Adding a second step to CAR T-cell therapy may make it effective against HIV

Chimeric antigen receptor or CAR T-cell therapy is FDA approved to treat patients with blood cancers including non-Hodgkins lymphoma and acute lymphoblastic leukemia, whose disease persists or returns following first-line treatments. One reason CAR T-cell therapy is effective is because a patient’s blood contains an abundance of the cancer cells that stimulate the activation and expansion of the modified T-cells. 

Robust expansion of HIV CAR T cells following antigen boosting in ART-suppressed nonhuman primates.For people with HIV, however, it’s a different story. They do not have sufficient HIV-infected cells to trigger long-term expansion of CAR T-cells. Many are on antiretroviral therapy (ART) which is designed to suppress the virus, and any virus that does exist is not usually detectable in circulating blood, but rather is found in lymphoid tissues, the gut, and central nervous system.  

Frederick National Laboratory scientists and other colleagues led by investigators at the Fred Hutchinson Cancer Center have developed a manufacturing model to overcome the limitations posed by insufficient antigenic material for CAR T therapy. In a paper published in Blood, lead author Christopher Peterson from Fred Hutchinson indicates it is the first preclinical study—in an animal model--to show expansion of virus-specific CAR T-cells in infected hosts on ART that ultimately delayed the return of the virus when ART was discontinued. 

In addition, results of the study show the CAR T-cell therapy was safe for the subjects in their experiments, and the authors said that bodes well for an ongoing clinical trial of CD4 CAR T-cells in HIV-infected people who are stable on ART.   

CAR-T for virus calls for different approach 

This small study looked at four rhesus macaques infected with SHIV, a laboratory-engineered virus designed to cause AIDS disease in monkeys and allow testing of HIV-specific treatments. The animals were on ART for about 18 months.  

CAR T-cell therapy for leukemia in humans takes some of the patient’s own healthy cells and modifies them in the lab to boost the body’s immune response when they are injected back into the patient and expand to attack the cancer.  
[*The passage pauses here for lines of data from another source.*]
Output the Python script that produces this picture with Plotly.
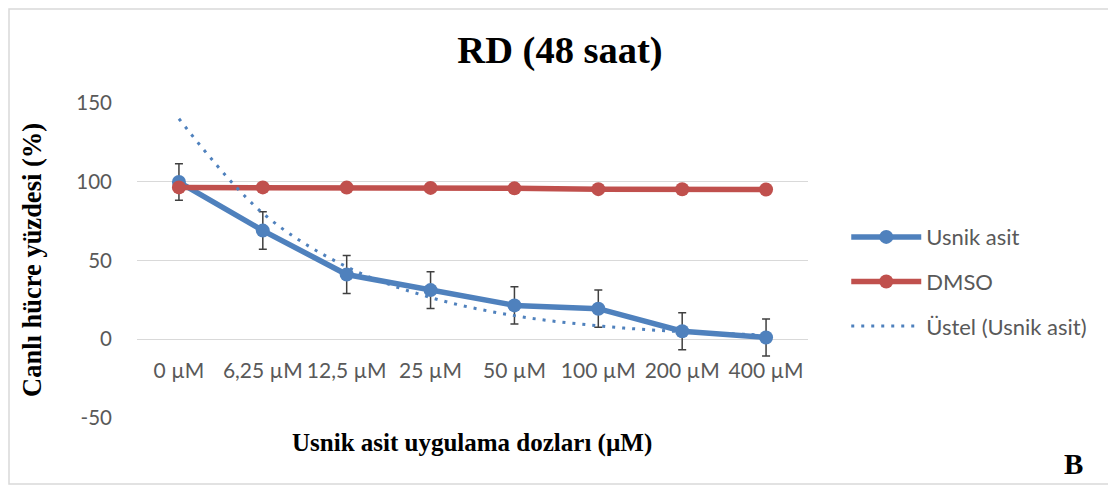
import plotly.graph_objects as go

categories = ["0 µM", "6,25 µM", "12,5 µM", "25 µM", "50 µM", "100 µM", "200 µM", "400 µM"]
usnik_values = [99.8, 69.0, 41.1, 31.2, 21.5, 19.4, 5.1, 1.1]
usnik_errors = [11.6, 11.9, 12.0, 11.7, 11.8, 11.8, 11.8, 11.8]
dmso_values = [96.4, 96.4, 96.3, 96.1, 95.8, 95.3, 95.2, 95.1]
trend_values = [140, 80, 46, 26.5, 15, 8.5, 4.8, 2.7]
y_ticks = [-50, 0, 50, 100, 150]
y_tick_labels = ["-50", "0", "50", "100", "150"]

BLUE = "#4F81BD"
RED = "#C0504D"
GRAY_TXT = "#595959"
GRID = "#D9D9D9"
SANS = "Lato, Carlito, Calibri, sans-serif"
SERIF = "Liberation Serif, Times New Roman, serif"

# page body has an 8px margin: figure origin sits at (8, 8) in the window
OFF = 8
W, H = 1116 - OFF, 487 - OFF
PL, PR, PT, PB = 137, 808, 103, 418  # plot area in window pixels


def px(X):
    return (X - PL) / (PR - PL)


def py(Y):
    return (PB - Y) / (PB - PT)


fig = go.Figure()
fig.add_trace(go.Scatter(
    x=categories, y=usnik_values, name="Usnik asit", mode="lines+markers",
    line=dict(color=BLUE, width=5.5), marker=dict(color=BLUE, size=14),
    error_y=dict(type="data", array=usnik_errors, visible=True,
                 color="#404040", thickness=1.5, width=4),
    legendgroup="a"))
fig.add_trace(go.Scatter(
    x=categories, y=dmso_values, name="DMSO", mode="lines+markers",
    line=dict(color=RED, width=5.5), marker=dict(color=RED, size=14),
    legendgroup="b"))
fig.add_trace(go.Scatter(
    x=categories, y=trend_values, name="Üstel (Usnik asit)", mode="lines",
    line=dict(color=BLUE, width=3, dash="3px,7px", shape="spline"),
    legendgroup="c"))

fig.update_layout(
    width=W, height=H,
    margin=dict(l=PL - OFF, r=W - (PR - OFF), t=PT - OFF, b=H - (PB - OFF)),
    paper_bgcolor="white", plot_bgcolor="white",
    title=dict(text="<b>RD (48 saat)</b>", x=(560 - OFF) / W, xanchor="center",
               y=1 - (50 - OFF) / H, yanchor="middle", yref="container",
               font=dict(family=SERIF, size=38.5, color="black")),
    xaxis=dict(type="category", range=[-0.5, 7.5], anchor="free", position=0.25,
               showgrid=False, showline=False, zeroline=False, ticks="",
               ticklabelstandoff=17,
               tickfont=dict(family=SANS, size=21, color=GRAY_TXT)),
    yaxis=dict(range=[-50, 150], tickvals=y_ticks, ticktext=y_tick_labels,
               showgrid=True, gridcolor=GRID,
               gridwidth=1, zeroline=False, showline=False, ticks="",
               ticklabelstandoff=24,
               tickfont=dict(family=SANS, size=20.5, color=GRAY_TXT)),
    legend=dict(x=1.057, xanchor="left", y=0.641, yanchor="top",
                font=dict(family=SANS, size=22, color=GRAY_TXT),
                itemwidth=70, tracegroupgap=13, bgcolor="rgba(0,0,0,0)"),
    showlegend=True,
)

fig.add_annotation(text="<b>Canlı hücre yüzdesi (%)</b>", xref="paper", yref="paper",
                   x=px(32), y=py(260), textangle=-90,
                   showarrow=False, xanchor="center", yanchor="middle",
                   font=dict(family=SERIF, size=26.5, color="black"))
fig.add_annotation(text="<b>Usnik asit uygulama dozları (µM)</b>", xref="paper", yref="paper",
                   x=px(472), y=py(443),
                   showarrow=False, xanchor="center", yanchor="middle",
                   font=dict(family=SERIF, size=25, color="black"))
fig.add_annotation(text="<b>B</b>", xref="paper", yref="paper",
                   x=px(1073), y=py(464),
                   showarrow=False, xanchor="center", yanchor="middle",
                   font=dict(family=SERIF, size=29, color="black"))

fig.add_shape(type="rect", xref="paper", yref="paper",
              x0=px(9), x1=px(1110), y0=py(484), y1=py(9),
              line=dict(color=GRID, width=1.5), fillcolor="rgba(0,0,0,0)", layer="below")

fig.write_html("out.html")
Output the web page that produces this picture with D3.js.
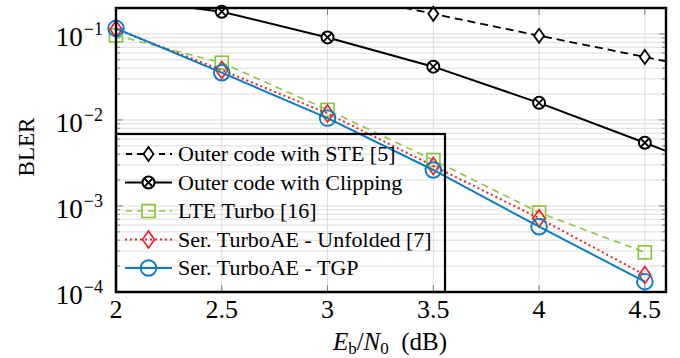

In this study, CD4 T cells were removed from each animal and sent to the laboratory for modification in preparation for CAR-T therapy, roughly an eight-day process. The animals then received an infusion of their own modified CD4 CAR-T cells to help fight HIV infection. 

The animals received a second infusion of a specific line of laboratory-grown cells, modified to express HIV viral proteins. This supplemental round of cells was infused 19 days after the initial infusion and was designed to boost the expansion of the infused, anti-viral CAR T-cells. 

Second round of cell therapy appears to boost effectiveness 

ART was withdrawn from the animals 12 days after the boost. Researchers said blood tests showed the CD4 CAR T-cells successfully expanded in all four of the animals. Two of the four experienced cell expansion even before ART was removed. There was also evidence of cell expansion in tissue samples from the gut, lymph nodes, and other locations in the body where HIV is known to persist even when a patient is on ART. Results also showed the CD4 CAR T-cell treated animals experienced a slower rebound of the virus upon ART discontinuation compared to those that did not undergo CAR T-cell therapy. These results were not statistically significant and did not persist in two of the four monkeys. 

“The results of this study show HIV/SHIV-specific CAR T-cells can expand in the blood and lymphoid tissues following a boost with HIV envelope-expressing cells,” said FNL’s Christine Fennessey, who along with AIDS and Cancer Virus Program colleague Brandon Keele was co-author on the study.  “This finding lays the groundwork for similar two-step therapies for other CAR T-cell targets with limited antigen expression, such as solid cancerous tumors.”